I followed that by gumming up my second shot following a perfect drive on 27 and taking a par 4.  Then I bogeyed 28 and parred 29 before being again the only birdie in the group on hole 30 and taking the box.  Hole 31 is a long par 5 in which the first throw is uphill at about a 45 degree angle to a landing zone.  I placed my drive well and had a good looking second shot until it clipped a tree late.  From there, I took two bad shots to get to about 30 feet then missed the putt to take a bogey six.

Missed a 25 foot birdie putt on hole 32 then dropped in a birdie 4 on hole 33.  Finished the round with bogeys on holes 34 and 36 to end up at 71, four over par.  Save for a couple holes, I didn’t feel like I played that much worse than the first round, but the score didn’t seem to reflect it. Once again, I’d managed to play worse, both overall and in actual number of throws, on the “easier” of the courses for the day.  It was bad enough to drop me from a tie for 3rd to a tie for 12th going into Sunday’s monster 27-hole round.  The heartening thing was there was only about three throws between 5th place and 16th, so I was not out of contention by any means.

Sun up at Tyler State Park. It was a brisk morning.
Sun up at Tyler State Park. It was a brisk morning.

Sunday morning dawned cooler and windier than Saturday did.  Autumn seemed to have arrived overnight, necessitating warming up and beginning the round with a jacket.  Fortunately, it didn’t stay on for long.

Started the round par, birdie, bogey, before settling into a run of 9 pars in 10 holes with just a bogey in the middle.  then I got into a yo-yo string of birdie-bogey on holes 31-36, managing just one par (hole 34).  After another par on hole 19, the disaster of the day came on hole 1.

The hole is a basic “L” shape fairway.  You throw 280 straight through a wood-lined narrow fairway to an open field, then turn hard right to go another 250 or so downhill to the basket.  The tricks to the hole, other than staying in the middle on the initial drive, is OB long on the tee shot and thus on the left side after you make the turn and also OB past the basket.

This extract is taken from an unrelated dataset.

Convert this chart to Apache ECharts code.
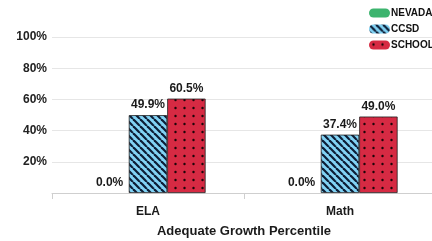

My tee shot it first available and kicked right into the weeds.  The only fortunate part was that the throw was bad enough that it didn’t even get to the thicker trees/bushes that lined most of the fairway.  So I had a reasonable window up and over the bushes and out into the field.  I hit the window perfectly, but I over-estimated the distance in my disc selection.  Instead of flying out to the field and turning right to land in the fairway, my shot flew out to the field and penetrated too far into the OB area before it turned right and came up about 3 feet short of getting back in-bounds.  Oh well, I was still in position to get up and down for a five.  Except my approach screamed by the basket and into the OB long.  From there, it was up and down for a triple-bogey seven. Yay.

I finished the round by going par, birdie, par, par, bogey.  Other than the disaster on hole 1, I was even for the round.  Hole 1 took my final score to a 3-over-par 109.  Good for winning my card, not good for moving up in the standings at all.  In fact, I technically dropped one place (as the massive tie for 12th was broken up) to 13th.  Still in the cash though, so that streak remained intact at seven straight events.

The great thing about the 27-hole round on Sunday is that play was wrapped up by around 1:30.  Awards were over by 3:00.  Everything from the event was broken down and put away by 4:00.  And a big group of us were able to go out for a scrumptious dinner and decompression, followed by a good two to three hour “goodbye” in the parking lot.  Those are always the best.

Next up on my schedule is another fun filled event called the Earl Cup, on October 10.  It pits two teams, one captained by yours truly and the other by the sitting NEFA president, in a Ryder Cup style match play event.  My team is defending the Cup this year, hoping to finally successfully retain it in a road match.